There are many annual film events that I look forward to every year and Last Remaining Seats is at the top of that list.  I love the old movie palaces in downtown and everything about them.  I love the old theatre smell, the architectural details, the lavish design and the enthusiasm of the crowd.  Even if I have seen all of the films in the series, I still cannot resist the lure of seeing them on the big screen in a movie palace.  Last night I went with some friends and saw BUCK PRIVATES at the Million Dollar Theatre.  The Million Dollar was original built in 1918 (which is incredibly old by Los Angeles standards) and was the first local theatre to be run by showman Sid Grauman, who would eventually take over the Egyptian in 1922 and then the Chinese in 1927.  Sculptor Joseph Mora designed the elaborate and highly dramatic exterior facade and the auditorium was designed by William L. Woollett.  The exterior and interior design form a Spanish Baroque look that is gothic and theatrical.  In the late 1940s the Million Dollar became a showcase for Spanish language performers and films.  It was eventually closed and re-opened in 2008. 

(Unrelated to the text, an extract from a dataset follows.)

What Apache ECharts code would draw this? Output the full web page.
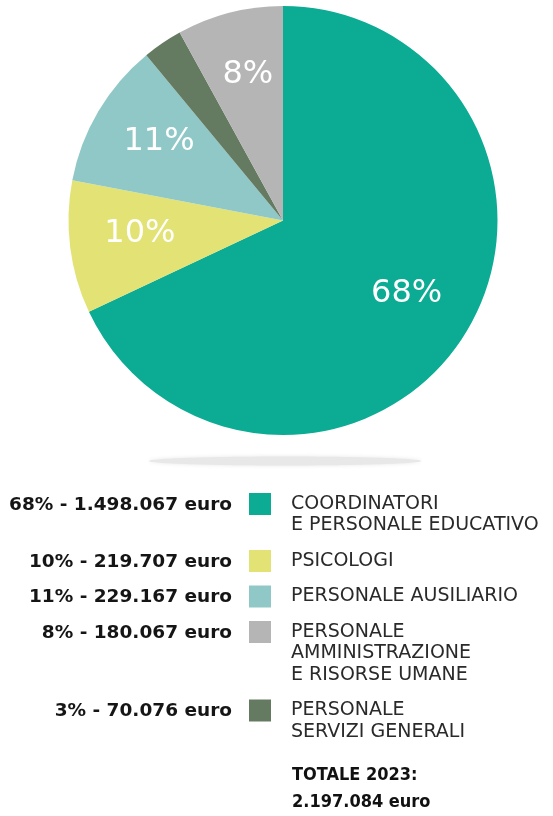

The Last Remaining Seats show was intended to give us the feeling of being back in the 1940s during a live war time radio broadcast.  Host Maxwell Demille was on hand along with musician Dean Mora and the Fort McArthur Officers Orchestra.  The Satin Dolls also provided some vintage allure by performing two numbers including “Boogie Woogie Bugle Boy”.  Singer Kayre Morrison provided a beautiful rendition of “I’ll Be Seeing You.”  That song always gets to me.  Then they had a “Salute to the Troops” where everyone stood up and we all sang the national anthem.  While it may sound cheesy to some, this was a very moving and sincere tribute.  My Dad fought in Vietnam and both of my grandfathers were in WWII, so I grew up with an understanding of what that meant.


After the big tribute they showed a “News of the Day” newsreel about WWII and then the film….Abbott and Costello in BUCK PRIVATES.  Made in 1941, this film was actually screened at the time in a theatre right down the street for wartime audiences.  The comedy was great, but I was even more excited about seeing The Andrews Sisters, who perform several songs in the film.  All in all, last night was a wonderful, old fashioned night at the movies.  It is nights like that when I fall in love with Los Angeles all over again and when I remember what made me want to be here in the first place.